Ehud Barak’s move to join Binyamin Netanyahu’s coalition and rub shoulders around the cabinet table with arch racist Avigdor Lieberman should not have surprised anybody, but was still met with shocked lamentations from the ranks of the decomposing remnants of the Zionist left. The fact that Tzipi Livni, leader of the opportunistic “central” Kadima party, demonstrated more courage and integrity (for which the long knives in her party have already been drawn against her), is hardly a breathtaking bombshell either for anybody who has been following the careers of the power-obsessed general and the goody-two-shoes girl scout. Many ask themselves what’s left of the Israeli left.
The answer to that, as it always has been, is simple. The Israeli left is combined of the following: the diminishing Meretz, a group of liberal Zionists who are torn by the realisation that they will soon have to decide whether they want a Jewish state or a democratic one – if they opt for the former they’ll have to waive the liberal tag, while if they choose the latter they’ll have to part with the Zionist one; Arab and Jewish Hadash voters who are struggling to hold on to their two-state solution while beginning to realise that it may well be too late for that; and the mainly Arab voters of Balad, whose plain call for a state for all its citizens is heard by most Jewish Israelis as a subversive “antisemitic” plan. Traditionally, the other Arab party, The United Arab List, is also counted with the left, though there’s nothing particularly lefty about it. However, since it represents a part of the constituency of the Palestinian-Arab deprived minority, it naturally aligns itself with the cause of Palestinians’ rights, both inside Israel proper, and in the context of the West Bank and Gaza.
This whole block, which has just been defined as “the left”, is represented now by 14 parliamentary seats out of the 120 seats in the Israeli Knesset. To them one may hesitantly add four out of the 13 representatives of the Labour party in the newly elected Knesset, who are close in their political stance to Meretz. Hence 18 out of 120 is what’s left of the Israeli left, and even that only if one is willing to engage in some intellectual gymnastics and expand the notion of “left” way beyond its traditional boundaries.

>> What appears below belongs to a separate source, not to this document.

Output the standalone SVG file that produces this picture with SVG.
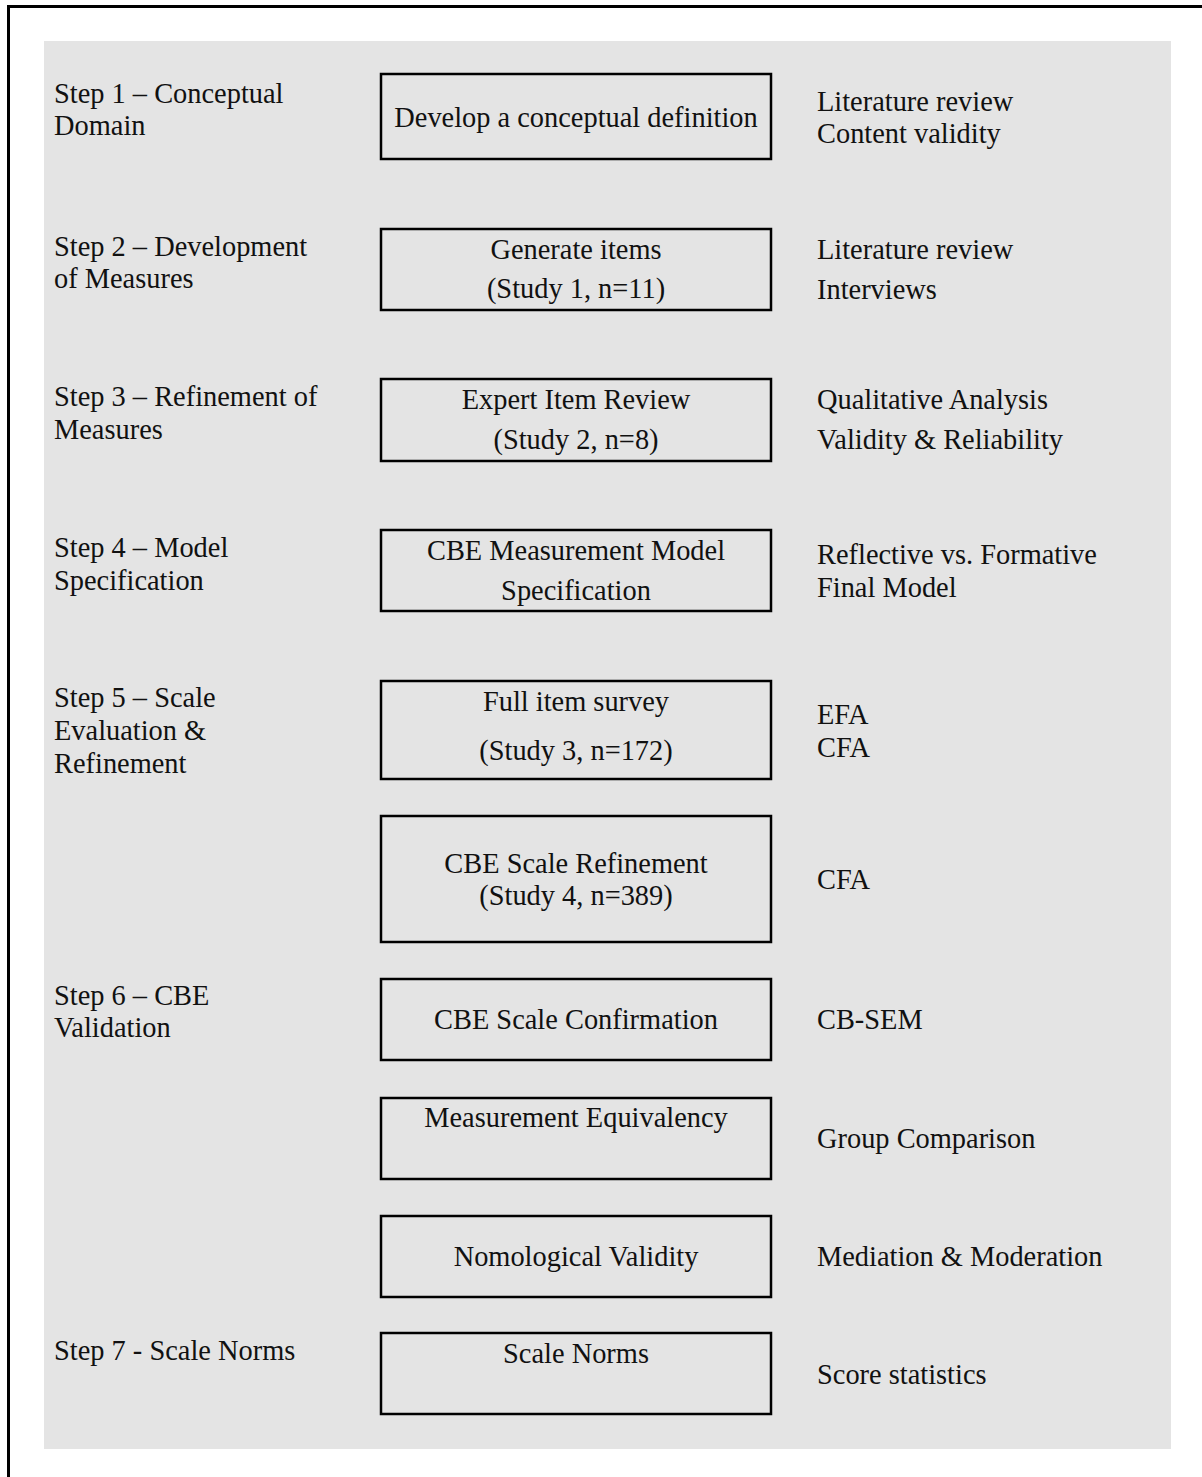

As for the Labour party, labelling it a traitor for joining a rightwing government involves a certain amount of wishful thinking regarding its true nature to start with. The answer to the question “when has the Labour party transformed?” is “never”, when it comes to its patterns of dealing with Israeli-Palestinian conflict, and “in the mid 1980s, just like most Labour parties in the west” when addressing its stance on social and economic issues. On society and economy, it might suffice to say that it was none other than Ofer Eini, the leader of Israel’s huge workers union, the Histadrut, who instigated Barak’s move to join what will be, in all likelihood, Israel’s most radical neoconservative government ever. The Israeli Labour party has long ago abandoned any commitment to social issues; it has joined up with the ruthless new economy and the big money behind it. The few Labour MKs who still bother paying lip service to social equality are all among the four “rebels” mentioned previously. The rest do not even flinch at the idea of hooking up with Netanyahu, who branded himself as the enemy of the workers and the poor in his last tenure as finance minister.
The case of the Israeli-Palestinian conflict is more complicated. Internationally, the Labour party is viewed as a kosher stamp for any Israeli government, promising a less belligerent stance and a bigger willingness to reach a peaceful solution. This rather hollow belief is exactly what makes Barak such a desirable partner for Netanyahu, despite the pathetic size to which his party has just sunk in parliament (13 out of 120 MKs). Netanyahu is well aware that any type of intransigence and pig-headedness, not to mention actual acts of war, would be more digestible for the Obama administration when coming from a government that includes the Labour party.
The fact of the matter is that the Israeli Labour party has supported all the wars Israel has waged, and actually ran and instigated most of them. The two latest gory interventions, in Lebanon in 2006 and in Gaza this year, were both orchestrated by Labour ministers of defence, Amir Peretz and Barak. Paying lip service to the division of Palestine while planning and propagating territorial expansionism and land-grabbing has been the policy of the Labour party ever since the early days of the Zionist movement, sprinkled by sporadic attempts at giving up some of the territory in return for getting rid of as many Palestinian inhabitants as possible from under Israel’s control in the process. Labour might have invented this double-tongues policy, but it has now been adopted by all the main powers in Israeli politics, from Kadima to Likud and even the radical mark on the right – Lieberman’s Israel Beytenu.
Everybody is chanting the now popular two-state solution slogan, while in effect expanding the settlements, waging war on the Palestinians in Gaza and devising discriminatory policies aimed against the Palestinian citizens of Israel. Considering the fact that the largest party in the emerging default opposition, Kadima, is holding to identical values and political programme to that of the parties in the government, there’s no choice but to recognise the painful truth. The intransigence, the expansionism, the racism and the warmongering are not the problem with only one of the big parties in the Israel’s politics; at the moment they seem to be the national consensus. The extent to which Barack Obama’s new administration will try to bend this consensus remains to be seen. The precedents, however, do not leave much space for hope.